─── Supplied information ───

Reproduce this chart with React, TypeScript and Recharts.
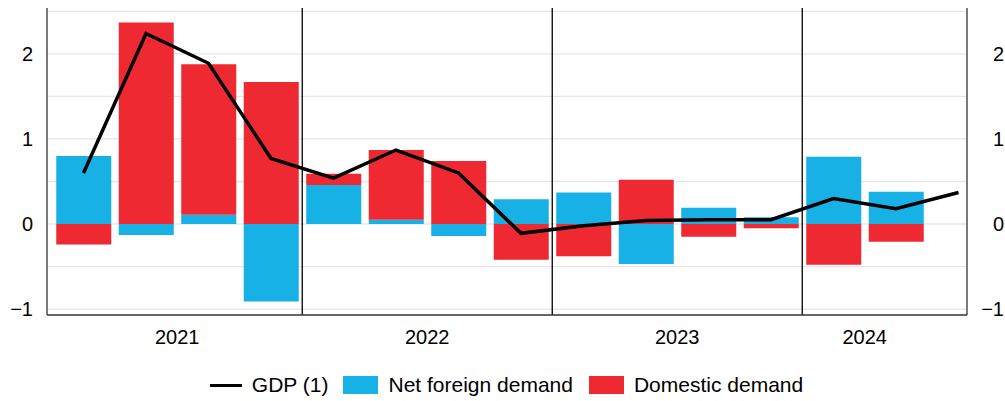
import React from 'react';
import {
  ComposedChart,
  Bar,
  Line,
  XAxis,
  YAxis,
  CartesianGrid,
  ReferenceLine,
  Legend,
} from 'recharts';

const years = ['2021', '2021', '2021', '2021', '2022', '2022', '2022', '2022', '2023', '2023', '2023', '2023', '2024', '2024', '2024'];
const quarters = ['Q1', 'Q2', 'Q3', 'Q4', 'Q1', 'Q2', 'Q3', 'Q4', 'Q1', 'Q2', 'Q3', 'Q4', 'Q1', 'Q2', 'Q3'];
const gdp = [0.6, 2.24, 1.89, 0.77, 0.54, 0.87, 0.6, -0.11, -0.02, 0.04, 0.05, 0.05, 0.3, 0.18, 0.37];
const netForeign = [0.8, -0.13, 0.11, -0.91, 0.46, 0.05, -0.14, 0.29, 0.37, -0.47, 0.19, 0.08, 0.79, 0.38, null];
const domestic = [-0.24, 2.37, 1.77, 1.67, 0.13, 0.82, 0.74, -0.42, -0.38, 0.52, -0.15, -0.05, -0.48, -0.21, null];
const yTicks = [-1, 0, 1, 2];
const gridValues = [-1, -0.5, 0, 0.5, 1, 1.5, 2, 2.5];

const BLUE = '#17b1e6';
const RED = '#ee2931';
const FONT = '"Liberation Sans", Arial, sans-serif';

const data = quarters.map((q, i) => ({
  x: i,
  label: `${q} ${years[i]}`,
  gdp: gdp[i],
  netForeign: netForeign[i],
  domestic: domestic[i],
}));

// year label sits under the middle of that year's bars
const yearList = Array.from(new Set(years));
const yearTicks = yearList.map((y) => {
  const idx = data.filter((d, i) => years[i] === y && d.netForeign !== null).map((d) => d.x);
  return idx.reduce((a, b) => a + b, 0) / idx.length;
});
const yearOf = (v: number) => yearList[yearTicks.indexOf(v)] ?? '';

// separators between years
const separators = yearList.slice(1).map((y) => years.indexOf(y) - 0.5);

const fmt = (v: number) => (v < 0 ? `\u2212${Math.abs(v)}` : `${v}`);

const RightTick = ({ x, y, payload }: any) => (
  <text x={x} y={y} dy="0.355em" textAnchor="end" fill="#000" fontSize={20} fontFamily={FONT}>
    {fmt(payload.value)}
  </text>
);

const LegendContent = () => (
  <div
    style={{
      display: 'flex',
      justifyContent: 'center',
      alignItems: 'center',
      height: 40,
      paddingTop: 8,
      paddingLeft: 8,
      boxSizing: 'border-box',
      fontFamily: FONT,
      fontSize: 21,
      color: '#000',
    }}
  >
    <span style={{ width: 32, height: 3, background: '#000', marginRight: 10 }} />
    <span style={{ marginRight: 15 }}>GDP (1)</span>
    <span style={{ width: 35, height: 18, background: BLUE, marginRight: 10 }} />
    <span style={{ marginRight: 16 }}>Net foreign demand</span>
    <span style={{ width: 35, height: 18, background: RED, marginRight: 10 }} />
    <span>Domestic demand</span>
  </div>
);

const App: React.FC = () => {
  return (
    <div style={{ position: 'absolute', left: 0, top: 0, width: 1005, height: 401, background: '#fff' }}>
      <ComposedChart
        width={1005}
        height={401}
        data={data}
        stackOffset="sign"
        margin={{ top: 8, right: 0, left: 0, bottom: 0 }}
      >
        <CartesianGrid vertical={false} stroke="#e6e6e6" strokeWidth={1.3} horizontalValues={gridValues} />
        <XAxis
          dataKey="x"
          type="number"
          domain={[-0.584, 14.136]}
          allowDataOverflow
          ticks={yearTicks}
          interval={0}
          tickFormatter={yearOf}
          tickSize={0}
          tickMargin={15}
          tickLine={false}
          height={46}
          axisLine={{ stroke: '#333', strokeWidth: 1.3 }}
          tick={{ fill: '#000', fontSize: 20, fontFamily: FONT }}
        />
        <XAxis
          xAxisId="top"
          dataKey="x"
          type="number"
          orientation="top"
          domain={[-0.584, 14.136]}
          allowDataOverflow
          height={0}
          tick={false}
          tickLine={false}
          axisLine={{ stroke: '#333', strokeWidth: 1.3 }}
        />
        <YAxis
          domain={[-1.07, 2.54]}
          allowDataOverflow
          ticks={yTicks}
          interval={0}
          width={47}
          tickSize={0}
          tickMargin={14}
          tickLine={false}
          tickFormatter={fmt}
          axisLine={{ stroke: '#333', strokeWidth: 1.3 }}
          tick={{ fill: '#000', fontSize: 20, fontFamily: FONT }}
        />
        <YAxis
          yAxisId="right"
          orientation="right"
          domain={[-1.07, 2.54]}
          allowDataOverflow
          ticks={yTicks}
          interval={0}
          width={38}
          tickSize={0}
          tickMargin={37}
          tickLine={false}
          axisLine={{ stroke: '#333', strokeWidth: 1.3 }}
          tick={<RightTick />}
        />
        {separators.map((s) => (
          <ReferenceLine key={s} x={s} stroke="#000" strokeWidth={1.3} />
        ))}
        <Bar dataKey="netForeign" name="Net foreign demand" stackId="a" fill={BLUE} barSize={55} isAnimationActive={false} />
        <Bar dataKey="domestic" name="Domestic demand" stackId="a" fill={RED} barSize={55} isAnimationActive={false} />
        <Line
          dataKey="gdp"
          name="GDP (1)"
          type="linear"
          stroke="#000"
          strokeWidth={3.5}
          dot={false}
          activeDot={false}
          isAnimationActive={false}
        />
        <Legend verticalAlign="bottom" height={40} content={<LegendContent />} />
      </ComposedChart>
    </div>
  );
};

export default App;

───

[Do this] Retype the whole listing exactly and leave the pictures out.

[Worked solution]
Reproduce this chart with React, TypeScript and Recharts.
import React from 'react';
import {
  ComposedChart,
  Bar,
  Line,
  XAxis,
  YAxis,
  CartesianGrid,
  ReferenceLine,
  Legend,
} from 'recharts';

const years = ['2021', '2021', '2021', '2021', '2022', '2022', '2022', '2022', '2023', '2023', '2023', '2023', '2024', '2024', '2024'];
const quarters = ['Q1', 'Q2', 'Q3', 'Q4', 'Q1', 'Q2', 'Q3', 'Q4', 'Q1', 'Q2', 'Q3', 'Q4', 'Q1', 'Q2', 'Q3'];
const gdp = [0.6, 2.24, 1.89, 0.77, 0.54, 0.87, 0.6, -0.11, -0.02, 0.04, 0.05, 0.05, 0.3, 0.18, 0.37];
const netForeign = [0.8, -0.13, 0.11, -0.91, 0.46, 0.05, -0.14, 0.29, 0.37, -0.47, 0.19, 0.08, 0.79, 0.38, null];
const domestic = [-0.24, 2.37, 1.77, 1.67, 0.13, 0.82, 0.74, -0.42, -0.38, 0.52, -0.15, -0.05, -0.48, -0.21, null];
const yTicks = [-1, 0, 1, 2];
const gridValues = [-1, -0.5, 0, 0.5, 1, 1.5, 2, 2.5];

const BLUE = '#17b1e6';
const RED = '#ee2931';
const FONT = '"Liberation Sans", Arial, sans-serif';

const data = quarters.map((q, i) => ({
  x: i,
  label: `${q} ${years[i]}`,
  gdp: gdp[i],
  netForeign: netForeign[i],
  domestic: domestic[i],
}));

// year label sits under the middle of that year's bars
const yearList = Array.from(new Set(years));
const yearTicks = yearList.map((y) => {
  const idx = data.filter((d, i) => years[i] === y && d.netForeign !== null).map((d) => d.x);
  return idx.reduce((a, b) => a + b, 0) / idx.length;
});
const yearOf = (v: number) => yearList[yearTicks.indexOf(v)] ?? '';

// separators between years
const separators = yearList.slice(1).map((y) => years.indexOf(y) - 0.5);

const fmt = (v: number) => (v < 0 ? `\u2212${Math.abs(v)}` : `${v}`);

const RightTick = ({ x, y, payload }: any) => (
  <text x={x} y={y} dy="0.355em" textAnchor="end" fill="#000" fontSize={20} fontFamily={FONT}>
    {fmt(payload.value)}
  </text>
);

const LegendContent = () => (
  <div
    style={{
      display: 'flex',
      justifyContent: 'center',
      alignItems: 'center',
      height: 40,
      paddingTop: 8,
      paddingLeft: 8,
      boxSizing: 'border-box',
      fontFamily: FONT,
      fontSize: 21,
      color: '#000',
    }}
  >
    <span style={{ width: 32, height: 3, background: '#000', marginRight: 10 }} />
    <span style={{ marginRight: 15 }}>GDP (1)</span>
    <span style={{ width: 35, height: 18, background: BLUE, marginRight: 10 }} />
    <span style={{ marginRight: 16 }}>Net foreign demand</span>
    <span style={{ width: 35, height: 18, background: RED, marginRight: 10 }} />
    <span>Domestic demand</span>
  </div>
);

const App: React.FC = () => {
  return (
    <div style={{ position: 'absolute', left: 0, top: 0, width: 1005, height: 401, background: '#fff' }}>
      <ComposedChart
        width={1005}
        height={401}
        data={data}
        stackOffset="sign"
        margin={{ top: 8, right: 0, left: 0, bottom: 0 }}
      >
        <CartesianGrid vertical={false} stroke="#e6e6e6" strokeWidth={1.3} horizontalValues={gridValues} />
        <XAxis
          dataKey="x"
          type="number"
          domain={[-0.584, 14.136]}
          allowDataOverflow
          ticks={yearTicks}
          interval={0}
          tickFormatter={yearOf}
          tickSize={0}
          tickMargin={15}
          tickLine={false}
          height={46}
          axisLine={{ stroke: '#333', strokeWidth: 1.3 }}
          tick={{ fill: '#000', fontSize: 20, fontFamily: FONT }}
        />
        <XAxis
          xAxisId="top"
          dataKey="x"
          type="number"
          orientation="top"
          domain={[-0.584, 14.136]}
          allowDataOverflow
          height={0}
          tick={false}
          tickLine={false}
          axisLine={{ stroke: '#333', strokeWidth: 1.3 }}
        />
        <YAxis
          domain={[-1.07, 2.54]}
          allowDataOverflow
          ticks={yTicks}
          interval={0}
          width={47}
          tickSize={0}
          tickMargin={14}
          tickLine={false}
          tickFormatter={fmt}
          axisLine={{ stroke: '#333', strokeWidth: 1.3 }}
          tick={{ fill: '#000', fontSize: 20, fontFamily: FONT }}
        />
        <YAxis
          yAxisId="right"
          orientation="right"
          domain={[-1.07, 2.54]}
          allowDataOverflow
          ticks={yTicks}
          interval={0}
          width={38}
          tickSize={0}
          tickMargin={37}
          tickLine={false}
          axisLine={{ stroke: '#333', strokeWidth: 1.3 }}
          tick={<RightTick />}
        />
        {separators.map((s) => (
          <ReferenceLine key={s} x={s} stroke="#000" strokeWidth={1.3} />
        ))}
        <Bar dataKey="netForeign" name="Net foreign demand" stackId="a" fill={BLUE} barSize={55} isAnimationActive={false} />
        <Bar dataKey="domestic" name="Domestic demand" stackId="a" fill={RED} barSize={55} isAnimationActive={false} />
        <Line
          dataKey="gdp"
          name="GDP (1)"
          type="linear"
          stroke="#000"
          strokeWidth={3.5}
          dot={false}
          activeDot={false}
          isAnimationActive={false}
        />
        <Legend verticalAlign="bottom" height={40} content={<LegendContent />} />
      </ComposedChart>
    </div>
  );
};

export default App;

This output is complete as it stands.